-- Problem --
Quote the listing below in full and exactly as written, but omit every picture.

-- Records shown --
## Start

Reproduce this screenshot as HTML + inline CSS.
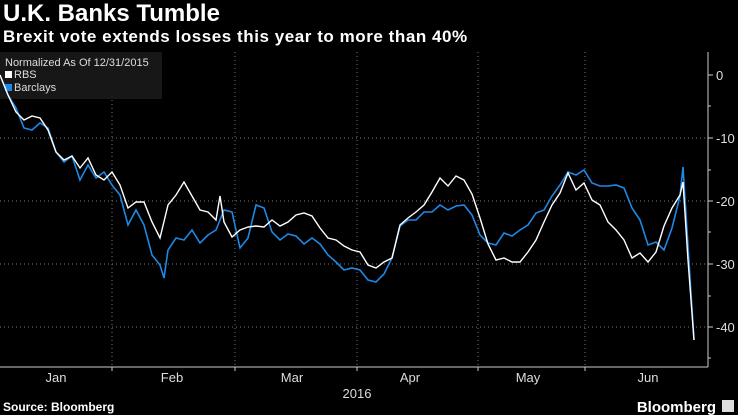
<!DOCTYPE html>
<html><head><style>
body{margin:0;background:#000;width:738px;height:415px;overflow:hidden;font-family:"Liberation Sans",sans-serif;color:#fff}
.t{position:absolute;left:3px;top:0px;font-size:24px;font-weight:bold}
.s{position:absolute;left:3px;top:27px;font-size:17px;font-weight:bold;letter-spacing:0.55px}
</style></head><body>
<div class="t">U.K. Banks Tumble</div>
<div class="s">Brexit vote extends losses this year to more than 40%</div>
<svg width="738" height="415" style="position:absolute;left:0;top:0">
<g stroke="#777" stroke-dasharray="1,3" stroke-width="1">
<line x1="0" y1="138" x2="708" y2="138"/><line x1="0" y1="201" x2="708" y2="201"/>
<line x1="0" y1="264" x2="708" y2="264"/><line x1="0" y1="327" x2="708" y2="327"/>
<line x1="112" y1="52" x2="112" y2="367"/><line x1="235" y1="52" x2="235" y2="367"/>
<line x1="357" y1="52" x2="357" y2="367"/><line x1="478" y1="52" x2="478" y2="367"/>
<line x1="585" y1="52" x2="585" y2="367"/>
</g>
<rect x="0" y="52" width="162" height="47" fill="#1a1a1a" opacity="0.9"/>
<text x="5" y="66" font-size="11" fill="#ddd">Normalized As Of 12/31/2015</text>
<rect x="5" y="71" width="7" height="7" fill="#fff"/><text x="14" y="78" font-size="11" fill="#ddd">RBS</text>
<rect x="5" y="84" width="7" height="7" fill="#1e88e5"/><text x="14" y="91" font-size="11" fill="#ddd">Barclays</text>
<polyline fill="none" stroke="#1e88e5" stroke-width="1.6" points="0,75 8,95 16,108 24,128 32,130 40,123 48,128 56,152 64,162 72,156 80,180 88,165 96,178 104,172 112,185 120,195 128,225 136,210 144,225 152,255 160,265 164,278 168,250 176,238 184,240 192,230 200,243 208,235 216,230 224,210 232,212 240,248 248,238 256,205 264,208 272,232 280,240 288,234 296,236 304,244 312,238 320,244 328,255 336,262 344,270 352,268 360,270 368,280 376,282 384,274 392,258 400,226 408,220 416,220 424,212 432,212 440,205 448,210 456,206 464,205 472,215 480,235 488,243 496,245 504,233 512,236 520,230 528,225 536,213 544,210 552,196 560,185 568,172 576,175 584,170 592,183 600,186 608,186 616,185 624,188 632,208 640,220 648,245 656,242 664,250 672,228 680,196 683,167 694,340"/>
<polyline fill="none" stroke="#fff" stroke-width="1.4" points="0,75 8,95 16,112 24,120 32,116 40,118 48,130 56,152 64,160 72,156 80,168 88,158 96,175 104,180 112,172 120,185 128,208 136,202 144,202 152,222 160,238 168,205 176,195 184,182 192,196 200,210 208,212 216,220 220,196 224,222 232,237 240,230 248,227 256,226 264,227 272,220 280,226 288,222 296,215 304,213 312,216 320,228 328,238 336,240 344,246 352,250 360,252 368,265 376,268 384,262 392,258 400,225 408,218 416,212 424,205 432,192 440,178 448,186 456,176 464,180 472,194 480,218 488,244 496,260 504,258 512,262 520,262 528,252 536,240 544,222 552,205 560,193 568,173 576,190 584,183 592,200 600,205 608,222 616,230 624,240 632,258 640,253 648,262 656,252 664,226 672,208 680,195 683,182 688,260 694,340"/>
<g stroke="#ccc" stroke-width="1">
<line x1="708" y1="52" x2="708" y2="367"/><line x1="0" y1="367" x2="708" y2="367"/>
<line x1="708" y1="75" x2="713" y2="75"/><line x1="708" y1="106" x2="711" y2="106"/>
<line x1="708" y1="138" x2="713" y2="138"/><line x1="708" y1="170" x2="711" y2="170"/>
<line x1="708" y1="201" x2="713" y2="201"/><line x1="708" y1="232" x2="711" y2="232"/>
<line x1="708" y1="264" x2="713" y2="264"/><line x1="708" y1="296" x2="711" y2="296"/>
<line x1="708" y1="327" x2="713" y2="327"/><line x1="708" y1="358" x2="711" y2="358"/>
<line x1="112" y1="367" x2="112" y2="371"/><line x1="235" y1="367" x2="235" y2="371"/>
<line x1="357" y1="367" x2="357" y2="371"/><line x1="478" y1="367" x2="478" y2="371"/>
<line x1="585" y1="367" x2="585" y2="371"/>
</g>
<g fill="#ddd" font-size="13">
<text x="716" y="80">0</text><text x="716" y="143">-10</text><text x="716" y="206">-20</text>
<text x="716" y="269">-30</text><text x="716" y="332">-40</text>
</g>
<g fill="#ddd" font-size="13" text-anchor="middle">
<text x="56" y="382">Jan</text><text x="172" y="382">Feb</text><text x="292" y="382">Mar</text>
<text x="410" y="382">Apr</text><text x="528" y="382">May</text><text x="648" y="382">Jun</text>
<text x="357" y="398">2016</text>
</g>
<text x="3" y="411" font-size="12" font-weight="bold" fill="#fff">Source: Bloomberg</text>
<text x="716" y="412" font-size="15" font-weight="bold" fill="#fff" text-anchor="end">Bloomberg</text>
<rect x="722" y="400" width="12" height="12" fill="#ddd"/>
</svg>
</body></html>
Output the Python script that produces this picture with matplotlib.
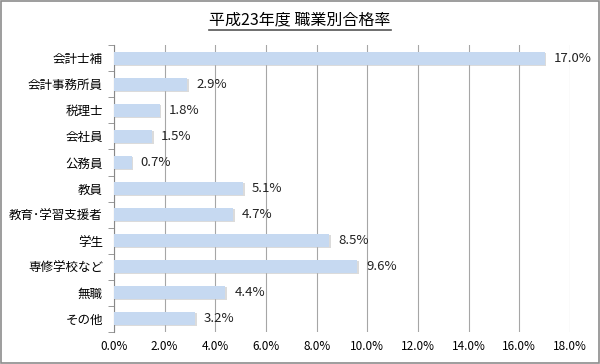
import matplotlib.pyplot as plt
from matplotlib.lines import Line2D
from matplotlib.patches import Rectangle

plt.rcParams['font.family'] = ['Noto Sans CJK JP', 'DejaVu Sans']

categories = ["会計士補", "会計事務所員", "税理士", "会社員", "公務員", "教員",
              "教育･学習支援者", "学生", "専修学校など", "無職", "その他"]
rates = [17.0, 2.9, 1.8, 1.5, 0.7, 5.1, 4.7, 8.5, 9.6, 4.4, 3.2]
xticks = [0, 2, 4, 6, 8, 10, 12, 14, 16, 18]
title = "平成23年度 職業別合格率"

fig = plt.figure(figsize=(6, 3.64), dpi=100)
ax = fig.add_axes([0.19, 0.088, 0.76, 0.788])

n = len(categories)
ypos = list(range(n))[::-1]
# faint shadow then bar
ax.barh([y - 0.04 for y in ypos], [r + 0.06 for r in rates], height=0.5,
        color="#b8b8b8", alpha=0.5, zorder=2)
ax.barh(ypos, rates, height=0.5, color="#c6d9f1", zorder=3)
for y, r in zip(ypos, rates):
    ax.text(r + 0.35, y, f"{r:.1f}%", va="center", ha="left", fontsize=9.5,
            color="#222222", zorder=4)

ax.set_xlim(0, 18)
ax.set_ylim(-0.5, n - 0.5)
ax.set_xticks(xticks)
ax.set_xticklabels([f"{t:.1f}%" for t in xticks], fontsize=8.5)
ax.set_yticks(ypos)
ax.set_yticklabels(categories, fontsize=9)
ax.set_yticks([i - 0.5 for i in range(n + 1)], minor=True)
ax.tick_params(axis="y", which="major", length=0, pad=8)
ax.tick_params(axis="y", which="minor", length=4, color="#888888", direction="out")
ax.tick_params(axis="x", length=0, pad=6)
ax.grid(axis="x", color="#a6a6a6", linewidth=0.8, zorder=0)
for s in ["top", "right", "bottom"]:
    ax.spines[s].set_visible(False)
ax.spines["left"].set_color("#888888")

t = fig.text(0.5, 0.945, title, ha="center", va="center", fontsize=11.5)
fig.canvas.draw()
bb = t.get_window_extent().transformed(fig.transFigure.inverted())
fig.add_artist(Line2D([bb.x0, bb.x1], [bb.y0 - 0.004, bb.y0 - 0.004],
                      transform=fig.transFigure, color="#555555", linewidth=1.2))

fig.add_artist(Rectangle((0.002, 0.003), 0.996, 0.994, transform=fig.transFigure,
                         fill=False, edgecolor="#8c8c8c", linewidth=1.2))

fig.savefig("out.png", dpi=100)
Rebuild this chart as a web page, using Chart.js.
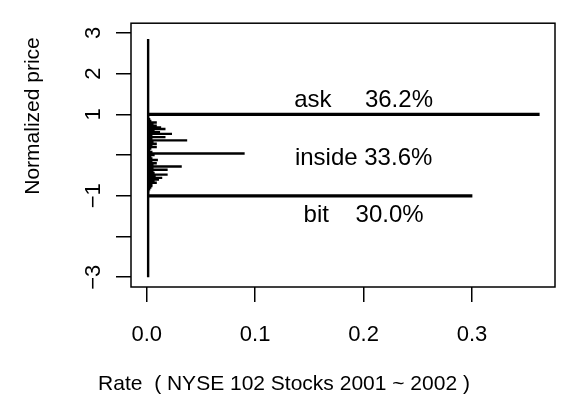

## End

-- Result of this exercise --
Reproduce this screenshot as HTML + inline CSS.
<!DOCTYPE html>
<html><head><style>
body{margin:0;background:#000;width:738px;height:415px;overflow:hidden;font-family:"Liberation Sans",sans-serif;color:#fff}
.t{position:absolute;left:3px;top:0px;font-size:24px;font-weight:bold}
.s{position:absolute;left:3px;top:27px;font-size:17px;font-weight:bold;letter-spacing:0.55px}
</style></head><body>
<div class="t">U.K. Banks Tumble</div>
<div class="s">Brexit vote extends losses this year to more than 40%</div>
<svg width="738" height="415" style="position:absolute;left:0;top:0">
<g stroke="#777" stroke-dasharray="1,3" stroke-width="1">
<line x1="0" y1="138" x2="708" y2="138"/><line x1="0" y1="201" x2="708" y2="201"/>
<line x1="0" y1="264" x2="708" y2="264"/><line x1="0" y1="327" x2="708" y2="327"/>
<line x1="112" y1="52" x2="112" y2="367"/><line x1="235" y1="52" x2="235" y2="367"/>
<line x1="357" y1="52" x2="357" y2="367"/><line x1="478" y1="52" x2="478" y2="367"/>
<line x1="585" y1="52" x2="585" y2="367"/>
</g>
<rect x="0" y="52" width="162" height="47" fill="#1a1a1a" opacity="0.9"/>
<text x="5" y="66" font-size="11" fill="#ddd">Normalized As Of 12/31/2015</text>
<rect x="5" y="71" width="7" height="7" fill="#fff"/><text x="14" y="78" font-size="11" fill="#ddd">RBS</text>
<rect x="5" y="84" width="7" height="7" fill="#1e88e5"/><text x="14" y="91" font-size="11" fill="#ddd">Barclays</text>
<polyline fill="none" stroke="#1e88e5" stroke-width="1.6" points="0,75 8,95 16,108 24,128 32,130 40,123 48,128 56,152 64,162 72,156 80,180 88,165 96,178 104,172 112,185 120,195 128,225 136,210 144,225 152,255 160,265 164,278 168,250 176,238 184,240 192,230 200,243 208,235 216,230 224,210 232,212 240,248 248,238 256,205 264,208 272,232 280,240 288,234 296,236 304,244 312,238 320,244 328,255 336,262 344,270 352,268 360,270 368,280 376,282 384,274 392,258 400,226 408,220 416,220 424,212 432,212 440,205 448,210 456,206 464,205 472,215 480,235 488,243 496,245 504,233 512,236 520,230 528,225 536,213 544,210 552,196 560,185 568,172 576,175 584,170 592,183 600,186 608,186 616,185 624,188 632,208 640,220 648,245 656,242 664,250 672,228 680,196 683,167 694,340"/>
<polyline fill="none" stroke="#fff" stroke-width="1.4" points="0,75 8,95 16,112 24,120 32,116 40,118 48,130 56,152 64,160 72,156 80,168 88,158 96,175 104,180 112,172 120,185 128,208 136,202 144,202 152,222 160,238 168,205 176,195 184,182 192,196 200,210 208,212 216,220 220,196 224,222 232,237 240,230 248,227 256,226 264,227 272,220 280,226 288,222 296,215 304,213 312,216 320,228 328,238 336,240 344,246 352,250 360,252 368,265 376,268 384,262 392,258 400,225 408,218 416,212 424,205 432,192 440,178 448,186 456,176 464,180 472,194 480,218 488,244 496,260 504,258 512,262 520,262 528,252 536,240 544,222 552,205 560,193 568,173 576,190 584,183 592,200 600,205 608,222 616,230 624,240 632,258 640,253 648,262 656,252 664,226 672,208 680,195 683,182 688,260 694,340"/>
<g stroke="#ccc" stroke-width="1">
<line x1="708" y1="52" x2="708" y2="367"/><line x1="0" y1="367" x2="708" y2="367"/>
<line x1="708" y1="75" x2="713" y2="75"/><line x1="708" y1="106" x2="711" y2="106"/>
<line x1="708" y1="138" x2="713" y2="138"/><line x1="708" y1="170" x2="711" y2="170"/>
<line x1="708" y1="201" x2="713" y2="201"/><line x1="708" y1="232" x2="711" y2="232"/>
<line x1="708" y1="264" x2="713" y2="264"/><line x1="708" y1="296" x2="711" y2="296"/>
<line x1="708" y1="327" x2="713" y2="327"/><line x1="708" y1="358" x2="711" y2="358"/>
<line x1="112" y1="367" x2="112" y2="371"/><line x1="235" y1="367" x2="235" y2="371"/>
<line x1="357" y1="367" x2="357" y2="371"/><line x1="478" y1="367" x2="478" y2="371"/>
<line x1="585" y1="367" x2="585" y2="371"/>
</g>
<g fill="#ddd" font-size="13">
<text x="716" y="80">0</text><text x="716" y="143">-10</text><text x="716" y="206">-20</text>
<text x="716" y="269">-30</text><text x="716" y="332">-40</text>
</g>
<g fill="#ddd" font-size="13" text-anchor="middle">
<text x="56" y="382">Jan</text><text x="172" y="382">Feb</text><text x="292" y="382">Mar</text>
<text x="410" y="382">Apr</text><text x="528" y="382">May</text><text x="648" y="382">Jun</text>
<text x="357" y="398">2016</text>
</g>
<text x="3" y="411" font-size="12" font-weight="bold" fill="#fff">Source: Bloomberg</text>
<text x="716" y="412" font-size="15" font-weight="bold" fill="#fff" text-anchor="end">Bloomberg</text>
<rect x="722" y="400" width="12" height="12" fill="#ddd"/>
</svg>
</body></html>
Output the Python script that produces this picture with matplotlib.
import matplotlib.pyplot as plt
from matplotlib.lines import Line2D
from matplotlib.patches import Rectangle

plt.rcParams['font.family'] = ['Noto Sans CJK JP', 'DejaVu Sans']

categories = ["会計士補", "会計事務所員", "税理士", "会社員", "公務員", "教員",
              "教育･学習支援者", "学生", "専修学校など", "無職", "その他"]
rates = [17.0, 2.9, 1.8, 1.5, 0.7, 5.1, 4.7, 8.5, 9.6, 4.4, 3.2]
xticks = [0, 2, 4, 6, 8, 10, 12, 14, 16, 18]
title = "平成23年度 職業別合格率"

fig = plt.figure(figsize=(6, 3.64), dpi=100)
ax = fig.add_axes([0.19, 0.088, 0.76, 0.788])

n = len(categories)
ypos = list(range(n))[::-1]
# faint shadow then bar
ax.barh([y - 0.04 for y in ypos], [r + 0.06 for r in rates], height=0.5,
        color="#b8b8b8", alpha=0.5, zorder=2)
ax.barh(ypos, rates, height=0.5, color="#c6d9f1", zorder=3)
for y, r in zip(ypos, rates):
    ax.text(r + 0.35, y, f"{r:.1f}%", va="center", ha="left", fontsize=9.5,
            color="#222222", zorder=4)

ax.set_xlim(0, 18)
ax.set_ylim(-0.5, n - 0.5)
ax.set_xticks(xticks)
ax.set_xticklabels([f"{t:.1f}%" for t in xticks], fontsize=8.5)
ax.set_yticks(ypos)
ax.set_yticklabels(categories, fontsize=9)
ax.set_yticks([i - 0.5 for i in range(n + 1)], minor=True)
ax.tick_params(axis="y", which="major", length=0, pad=8)
ax.tick_params(axis="y", which="minor", length=4, color="#888888", direction="out")
ax.tick_params(axis="x", length=0, pad=6)
ax.grid(axis="x", color="#a6a6a6", linewidth=0.8, zorder=0)
for s in ["top", "right", "bottom"]:
    ax.spines[s].set_visible(False)
ax.spines["left"].set_color("#888888")

t = fig.text(0.5, 0.945, title, ha="center", va="center", fontsize=11.5)
fig.canvas.draw()
bb = t.get_window_extent().transformed(fig.transFigure.inverted())
fig.add_artist(Line2D([bb.x0, bb.x1], [bb.y0 - 0.004, bb.y0 - 0.004],
                      transform=fig.transFigure, color="#555555", linewidth=1.2))

fig.add_artist(Rectangle((0.002, 0.003), 0.996, 0.994, transform=fig.transFigure,
                         fill=False, edgecolor="#8c8c8c", linewidth=1.2))

fig.savefig("out.png", dpi=100)
Rebuild this chart as a web page, using Chart.js.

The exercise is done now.